*Job:*
All of the lines below are to be printed again exactly; images are excluded from the output.

*Information provided:*
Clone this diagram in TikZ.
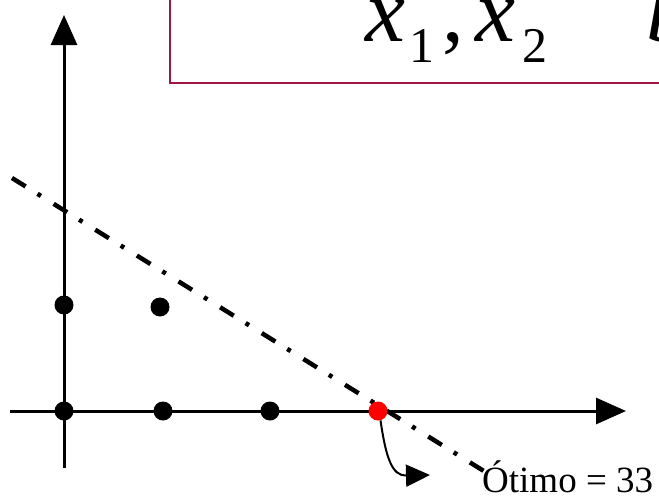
\documentclass[tikz,border=0pt]{standalone}
\usepackage{fontspec}
\setmainfont{Liberation Serif}
\usetikzlibrary{arrows.meta}
\definecolor{boxred}{RGB}{160,20,70}
\tikzset{
  axis/.style={line width=3pt,-{Triangle[width=26pt,length=30pt]}},
  pt/.style={circle,fill=black,inner sep=0pt,minimum size=19pt},
  ddline/.style={line width=4.5pt,dash pattern=on 16pt off 14pt on 4pt off 15pt},
}
\begin{document}
\begin{tikzpicture}[x=1pt,y=-1pt]
\useasboundingbox (0,0) rectangle (659,498);
\begin{scope}
\clip (0,0) rectangle (659,498);
\draw[boxred,line width=2pt] (170,-20) rectangle (700,83);
\node[anchor=base west,inner sep=0pt,font=\fontsize{90}{94}\selectfont\itshape] (xa) at (365,41) {x};
\node[anchor=base west,inner sep=0pt,font=\fontsize{50}{55}\selectfont] (s1) at (409,62) {1};
\node[anchor=base west,inner sep=0pt,font=\fontsize{87}{90}\selectfont] (cm) at (442,41) {,};
\node[anchor=base west,inner sep=0pt,font=\fontsize{90}{94}\selectfont\itshape] (xb) at (475,41) {x};
\node[anchor=base west,inner sep=0pt,font=\fontsize{50}{55}\selectfont] (s2) at (522,62) {2};
\node[anchor=base west,inner sep=0pt,font=\fontsize{90}{94}\selectfont\itshape] (bb) at (646,41) {b};
\end{scope}
\coordinate (vb) at (64,468);
\coordinate (vt) at (64,15);
\coordinate (hl) at (10,411);
\coordinate (hr) at (626,411);
\draw[axis] (vb) -- (vt);
\draw[axis] (hl) -- (hr);
\coordinate (d1) at (12,178);
\coordinate (d2) at (487,473);
\draw[ddline] (d1) -- (d2);
\node[pt] (p1) at (64,305) {};
\node[pt] (p2) at (160,307) {};
\node[pt] (p3) at (64,411) {};
\node[pt] (p4) at (163,411) {};
\node[pt] (p5) at (270,411) {};
\node[pt,fill=red] (opt) at (378,411) {};
\node[anchor=base west,inner sep=0pt,font=\fontsize{37}{40}\selectfont] (lab) at (482,492) {Ótimo = 33};
\coordinate (ae) at (430,475);
\draw[line width=2pt,-{Triangle[width=22pt,length=24pt]}] (opt.-75) .. controls (386,458) and (392,476) .. (ae);
\end{tikzpicture}
\end{document}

*Answer to the task:*
Clone this diagram in TikZ.
\documentclass[tikz,border=0pt]{standalone}
\usepackage{fontspec}
\setmainfont{Liberation Serif}
\usetikzlibrary{arrows.meta}
\definecolor{boxred}{RGB}{160,20,70}
\tikzset{
  axis/.style={line width=3pt,-{Triangle[width=26pt,length=30pt]}},
  pt/.style={circle,fill=black,inner sep=0pt,minimum size=19pt},
  ddline/.style={line width=4.5pt,dash pattern=on 16pt off 14pt on 4pt off 15pt},
}
\begin{document}
\begin{tikzpicture}[x=1pt,y=-1pt]
\useasboundingbox (0,0) rectangle (659,498);
\begin{scope}
\clip (0,0) rectangle (659,498);
\draw[boxred,line width=2pt] (170,-20) rectangle (700,83);
\node[anchor=base west,inner sep=0pt,font=\fontsize{90}{94}\selectfont\itshape] (xa) at (365,41) {x};
\node[anchor=base west,inner sep=0pt,font=\fontsize{50}{55}\selectfont] (s1) at (409,62) {1};
\node[anchor=base west,inner sep=0pt,font=\fontsize{87}{90}\selectfont] (cm) at (442,41) {,};
\node[anchor=base west,inner sep=0pt,font=\fontsize{90}{94}\selectfont\itshape] (xb) at (475,41) {x};
\node[anchor=base west,inner sep=0pt,font=\fontsize{50}{55}\selectfont] (s2) at (522,62) {2};
\node[anchor=base west,inner sep=0pt,font=\fontsize{90}{94}\selectfont\itshape] (bb) at (646,41) {b};
\end{scope}
\coordinate (vb) at (64,468);
\coordinate (vt) at (64,15);
\coordinate (hl) at (10,411);
\coordinate (hr) at (626,411);
\draw[axis] (vb) -- (vt);
\draw[axis] (hl) -- (hr);
\coordinate (d1) at (12,178);
\coordinate (d2) at (487,473);
\draw[ddline] (d1) -- (d2);
\node[pt] (p1) at (64,305) {};
\node[pt] (p2) at (160,307) {};
\node[pt] (p3) at (64,411) {};
\node[pt] (p4) at (163,411) {};
\node[pt] (p5) at (270,411) {};
\node[pt,fill=red] (opt) at (378,411) {};
\node[anchor=base west,inner sep=0pt,font=\fontsize{37}{40}\selectfont] (lab) at (482,492) {Ótimo = 33};
\coordinate (ae) at (430,475);
\draw[line width=2pt,-{Triangle[width=22pt,length=24pt]}] (opt.-75) .. controls (386,458) and (392,476) .. (ae);
\end{tikzpicture}
\end{document}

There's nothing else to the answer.